▶ _Stated exercise_: Your task is to give the listing below back word for word, pictures excluded.

▶ _Data_:
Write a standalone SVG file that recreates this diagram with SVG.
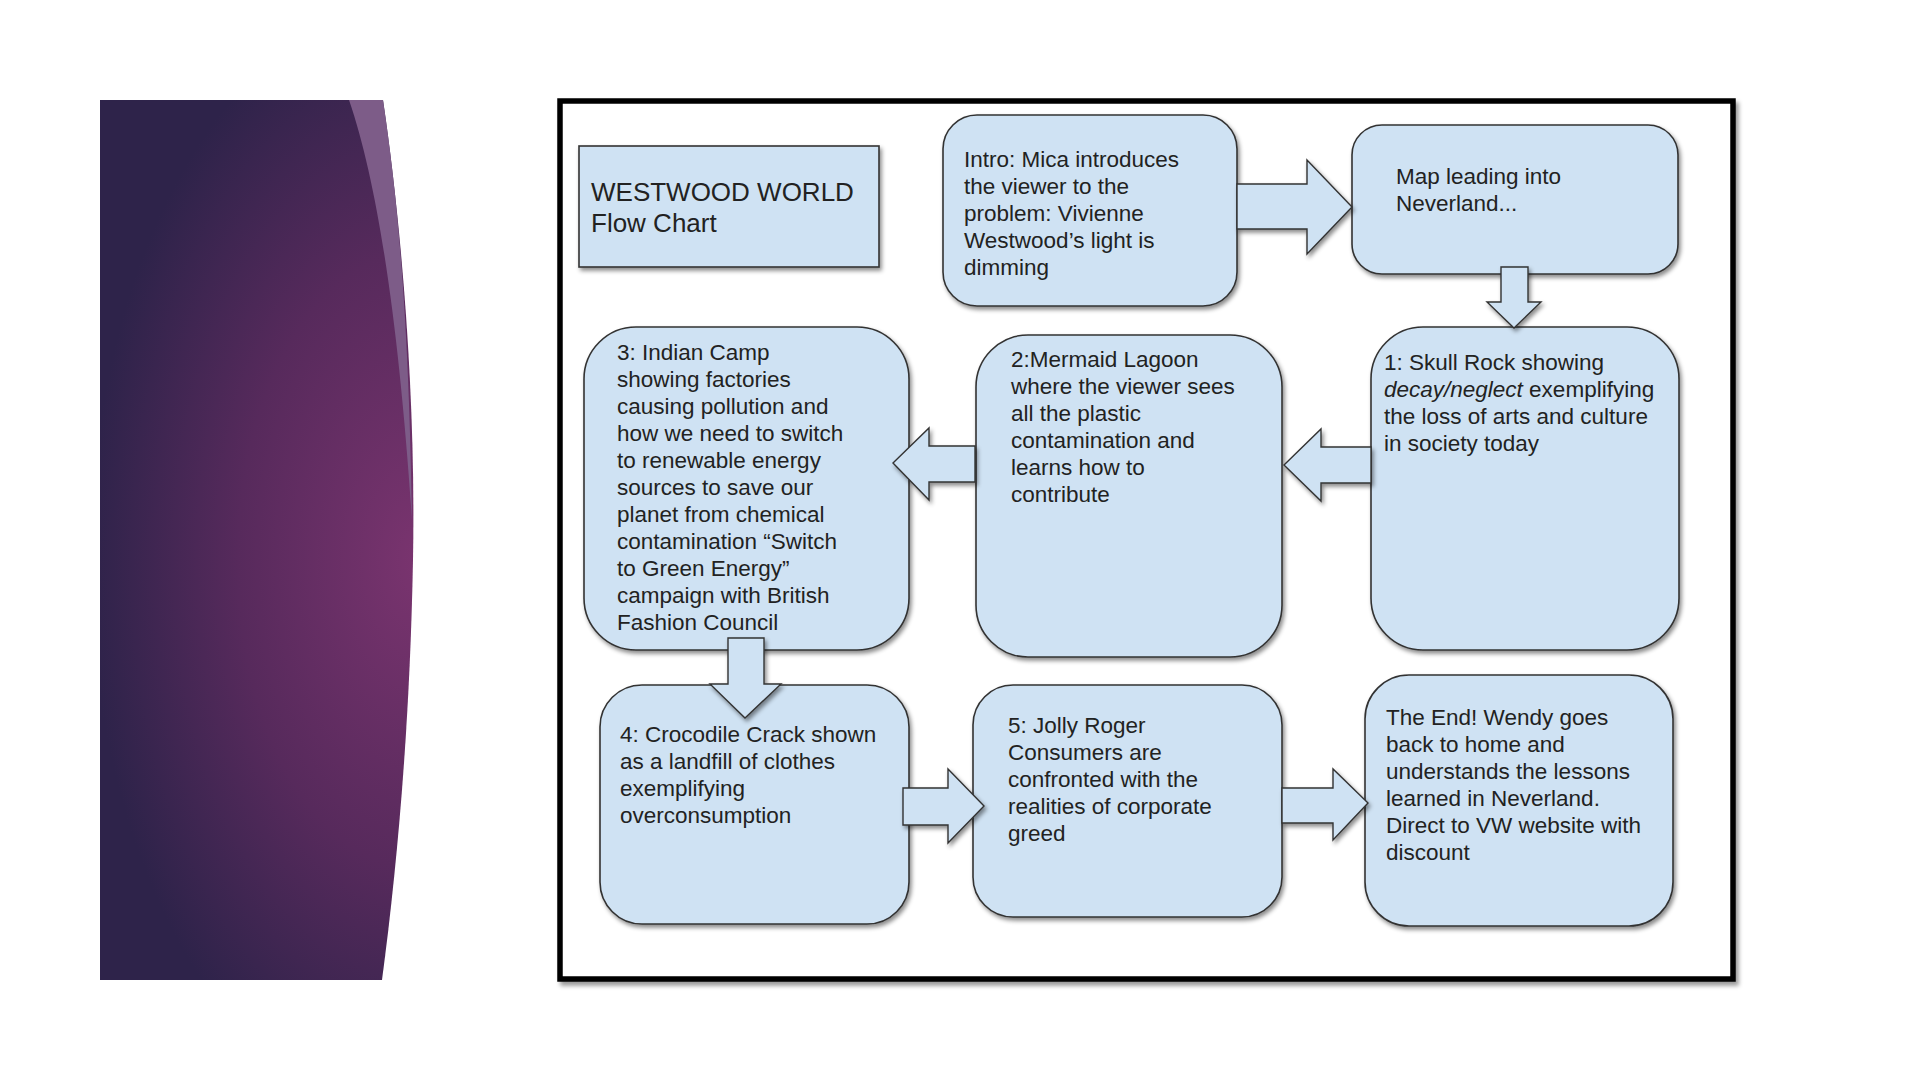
<svg xmlns="http://www.w3.org/2000/svg" width="1920" height="1080" viewBox="0 0 1920 1080">
<defs>
<radialGradient id="band" gradientUnits="userSpaceOnUse" cx="420" cy="560" r="330" gradientTransform="translate(420 560) scale(1 1.7) translate(-420 -560)">
<stop offset="0" stop-color="#7a346f"/>
<stop offset="0.55" stop-color="#572a5c"/>
<stop offset="1" stop-color="#2e234a"/>
</radialGradient>
<filter id="sh" x="-10%" y="-10%" width="125%" height="125%">
<feDropShadow dx="2" dy="3" stdDeviation="2" flood-color="#000" flood-opacity="0.45"/>
</filter>
<filter id="fsh" x="-5%" y="-5%" width="110%" height="110%">
<feDropShadow dx="3" dy="4" stdDeviation="2" flood-color="#000" flood-opacity="0.4"/>
</filter>
<style>
.box{fill:#cfe2f3;stroke:#333;stroke-width:1.6;filter:url(#sh)}
.arr{fill:#cfe2f3;stroke:#333;stroke-width:1.4;stroke-linejoin:miter;filter:url(#sh)}
text{font-family:"Liberation Sans",Arial,sans-serif;font-size:22.5px;fill:#222}
.title{font-size:26px}
</style>
</defs>
<rect width="1920" height="1080" fill="#fff"/>
<g id="side-band">
<path d="M100,100 L383,100 C402,230 416,400 413,560 C410,720 398,860 382,980 L100,980 Z" fill="url(#band)"/>
<path d="M349,100 L383,100 C398,200 409,320 412,520 C400,340 380,190 349,100 Z" fill="#7d5c88"/>
</g>
<rect id="frame" x="560" y="101" width="1173" height="878" fill="#fff" stroke="#000" stroke-width="5.5" filter="url(#fsh)"/>
<g id="title">
<rect class="box" x="579" y="146" width="300" height="121"/>
<text class="title" x="591" y="201">WESTWOOD WORLD</text>
<text class="title" x="591" y="232">Flow Chart</text>
</g>
<g id="intro">
<rect class="box" x="943" y="115" width="294" height="191" rx="34" ry="34"/>
<text x="964" y="167">Intro: Mica introduces</text>
<text x="964" y="194">the viewer to the</text>
<text x="964" y="221">problem: Vivienne</text>
<text x="964" y="248">Westwood’s light is</text>
<text x="964" y="275">dimming</text>
</g>
<g id="map">
<rect class="box" x="1352" y="125" width="326" height="149" rx="30" ry="30"/>
<text x="1396" y="184">Map leading into</text>
<text x="1396" y="211">Neverland...</text>
</g>
<g id="skull-rock">
<rect class="box" x="1371" y="327" width="308" height="323" rx="52" ry="52"/>
<text x="1384" y="370">1: Skull Rock showing</text>
<text x="1384" y="397"><tspan font-style="italic">decay/neglect</tspan> exemplifying</text>
<text x="1384" y="424">the loss of arts and culture</text>
<text x="1384" y="451">in society today</text>
</g>
<g id="mermaid-lagoon">
<rect class="box" x="976" y="335" width="306" height="322" rx="52" ry="52"/>
<text x="1011" y="367">2:Mermaid Lagoon</text>
<text x="1011" y="394">where the viewer sees</text>
<text x="1011" y="421">all the plastic</text>
<text x="1011" y="448">contamination and</text>
<text x="1011" y="475">learns how to</text>
<text x="1011" y="502">contribute</text>
</g>
<g id="indian-camp">
<rect class="box" x="584" y="327" width="325" height="323" rx="52" ry="52"/>
<text x="617" y="360">3: Indian Camp</text>
<text x="617" y="387">showing factories</text>
<text x="617" y="414">causing pollution and</text>
<text x="617" y="441">how we need to switch</text>
<text x="617" y="468">to renewable energy</text>
<text x="617" y="495">sources to save our</text>
<text x="617" y="522">planet from chemical</text>
<text x="617" y="549">contamination “Switch</text>
<text x="617" y="576">to Green Energy”</text>
<text x="617" y="603">campaign with British</text>
<text x="617" y="630">Fashion Council</text>
</g>
<g id="crocodile-crack">
<rect class="box" x="600" y="685" width="309" height="239" rx="42" ry="42"/>
<text x="620" y="742">4: Crocodile Crack shown</text>
<text x="620" y="769">as a landfill of clothes</text>
<text x="620" y="796">exemplifying</text>
<text x="620" y="823">overconsumption</text>
</g>
<g id="jolly-roger">
<rect class="box" x="973" y="685" width="309" height="232" rx="40" ry="40"/>
<text x="1008" y="733">5: Jolly Roger</text>
<text x="1008" y="760">Consumers are</text>
<text x="1008" y="787">confronted with the</text>
<text x="1008" y="814">realities of corporate</text>
<text x="1008" y="841">greed</text>
</g>
<g id="the-end">
<rect class="box" x="1365" y="675" width="308" height="251" rx="44" ry="44"/>
<text x="1386" y="725">The End! Wendy goes</text>
<text x="1386" y="752">back to home and</text>
<text x="1386" y="779">understands the lessons</text>
<text x="1386" y="806">learned in Neverland.</text>
<text x="1386" y="833">Direct to VW website with</text>
<text x="1386" y="860">discount</text>
</g>
<g id="connectors">
<polygon class="arr" points="1237,184 1307,184 1307,160 1352,207 1307,254 1307,229 1237,229"/>
<polygon class="arr" points="1501,267 1528,267 1528,302 1541,302 1514,328 1487,302 1501,302"/>
<polygon class="arr" points="1371,447 1321,447 1321,429 1284,465 1321,501 1321,483 1371,483"/>
<polygon class="arr" points="975,446 929,446 929,428 893,463 929,500 929,482 975,482"/>
<polygon class="arr" points="728,638 764,638 764,684 781,684 745,718 710,684 728,684"/>
<polygon class="arr" points="903,788 948,788 948,769 984,806 948,843 948,825 903,825"/>
<polygon class="arr" points="1282,788 1333,788 1333,769 1368,803 1333,840 1333,823 1282,823"/>
</g>
</svg>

▶ _Full output_:
Write a standalone SVG file that recreates this diagram with SVG.
<svg xmlns="http://www.w3.org/2000/svg" width="1920" height="1080" viewBox="0 0 1920 1080">
<defs>
<radialGradient id="band" gradientUnits="userSpaceOnUse" cx="420" cy="560" r="330" gradientTransform="translate(420 560) scale(1 1.7) translate(-420 -560)">
<stop offset="0" stop-color="#7a346f"/>
<stop offset="0.55" stop-color="#572a5c"/>
<stop offset="1" stop-color="#2e234a"/>
</radialGradient>
<filter id="sh" x="-10%" y="-10%" width="125%" height="125%">
<feDropShadow dx="2" dy="3" stdDeviation="2" flood-color="#000" flood-opacity="0.45"/>
</filter>
<filter id="fsh" x="-5%" y="-5%" width="110%" height="110%">
<feDropShadow dx="3" dy="4" stdDeviation="2" flood-color="#000" flood-opacity="0.4"/>
</filter>
<style>
.box{fill:#cfe2f3;stroke:#333;stroke-width:1.6;filter:url(#sh)}
.arr{fill:#cfe2f3;stroke:#333;stroke-width:1.4;stroke-linejoin:miter;filter:url(#sh)}
text{font-family:"Liberation Sans",Arial,sans-serif;font-size:22.5px;fill:#222}
.title{font-size:26px}
</style>
</defs>
<rect width="1920" height="1080" fill="#fff"/>
<g id="side-band">
<path d="M100,100 L383,100 C402,230 416,400 413,560 C410,720 398,860 382,980 L100,980 Z" fill="url(#band)"/>
<path d="M349,100 L383,100 C398,200 409,320 412,520 C400,340 380,190 349,100 Z" fill="#7d5c88"/>
</g>
<rect id="frame" x="560" y="101" width="1173" height="878" fill="#fff" stroke="#000" stroke-width="5.5" filter="url(#fsh)"/>
<g id="title">
<rect class="box" x="579" y="146" width="300" height="121"/>
<text class="title" x="591" y="201">WESTWOOD WORLD</text>
<text class="title" x="591" y="232">Flow Chart</text>
</g>
<g id="intro">
<rect class="box" x="943" y="115" width="294" height="191" rx="34" ry="34"/>
<text x="964" y="167">Intro: Mica introduces</text>
<text x="964" y="194">the viewer to the</text>
<text x="964" y="221">problem: Vivienne</text>
<text x="964" y="248">Westwood’s light is</text>
<text x="964" y="275">dimming</text>
</g>
<g id="map">
<rect class="box" x="1352" y="125" width="326" height="149" rx="30" ry="30"/>
<text x="1396" y="184">Map leading into</text>
<text x="1396" y="211">Neverland...</text>
</g>
<g id="skull-rock">
<rect class="box" x="1371" y="327" width="308" height="323" rx="52" ry="52"/>
<text x="1384" y="370">1: Skull Rock showing</text>
<text x="1384" y="397"><tspan font-style="italic">decay/neglect</tspan> exemplifying</text>
<text x="1384" y="424">the loss of arts and culture</text>
<text x="1384" y="451">in society today</text>
</g>
<g id="mermaid-lagoon">
<rect class="box" x="976" y="335" width="306" height="322" rx="52" ry="52"/>
<text x="1011" y="367">2:Mermaid Lagoon</text>
<text x="1011" y="394">where the viewer sees</text>
<text x="1011" y="421">all the plastic</text>
<text x="1011" y="448">contamination and</text>
<text x="1011" y="475">learns how to</text>
<text x="1011" y="502">contribute</text>
</g>
<g id="indian-camp">
<rect class="box" x="584" y="327" width="325" height="323" rx="52" ry="52"/>
<text x="617" y="360">3: Indian Camp</text>
<text x="617" y="387">showing factories</text>
<text x="617" y="414">causing pollution and</text>
<text x="617" y="441">how we need to switch</text>
<text x="617" y="468">to renewable energy</text>
<text x="617" y="495">sources to save our</text>
<text x="617" y="522">planet from chemical</text>
<text x="617" y="549">contamination “Switch</text>
<text x="617" y="576">to Green Energy”</text>
<text x="617" y="603">campaign with British</text>
<text x="617" y="630">Fashion Council</text>
</g>
<g id="crocodile-crack">
<rect class="box" x="600" y="685" width="309" height="239" rx="42" ry="42"/>
<text x="620" y="742">4: Crocodile Crack shown</text>
<text x="620" y="769">as a landfill of clothes</text>
<text x="620" y="796">exemplifying</text>
<text x="620" y="823">overconsumption</text>
</g>
<g id="jolly-roger">
<rect class="box" x="973" y="685" width="309" height="232" rx="40" ry="40"/>
<text x="1008" y="733">5: Jolly Roger</text>
<text x="1008" y="760">Consumers are</text>
<text x="1008" y="787">confronted with the</text>
<text x="1008" y="814">realities of corporate</text>
<text x="1008" y="841">greed</text>
</g>
<g id="the-end">
<rect class="box" x="1365" y="675" width="308" height="251" rx="44" ry="44"/>
<text x="1386" y="725">The End! Wendy goes</text>
<text x="1386" y="752">back to home and</text>
<text x="1386" y="779">understands the lessons</text>
<text x="1386" y="806">learned in Neverland.</text>
<text x="1386" y="833">Direct to VW website with</text>
<text x="1386" y="860">discount</text>
</g>
<g id="connectors">
<polygon class="arr" points="1237,184 1307,184 1307,160 1352,207 1307,254 1307,229 1237,229"/>
<polygon class="arr" points="1501,267 1528,267 1528,302 1541,302 1514,328 1487,302 1501,302"/>
<polygon class="arr" points="1371,447 1321,447 1321,429 1284,465 1321,501 1321,483 1371,483"/>
<polygon class="arr" points="975,446 929,446 929,428 893,463 929,500 929,482 975,482"/>
<polygon class="arr" points="728,638 764,638 764,684 781,684 745,718 710,684 728,684"/>
<polygon class="arr" points="903,788 948,788 948,769 984,806 948,843 948,825 903,825"/>
<polygon class="arr" points="1282,788 1333,788 1333,769 1368,803 1333,840 1333,823 1282,823"/>
</g>
</svg>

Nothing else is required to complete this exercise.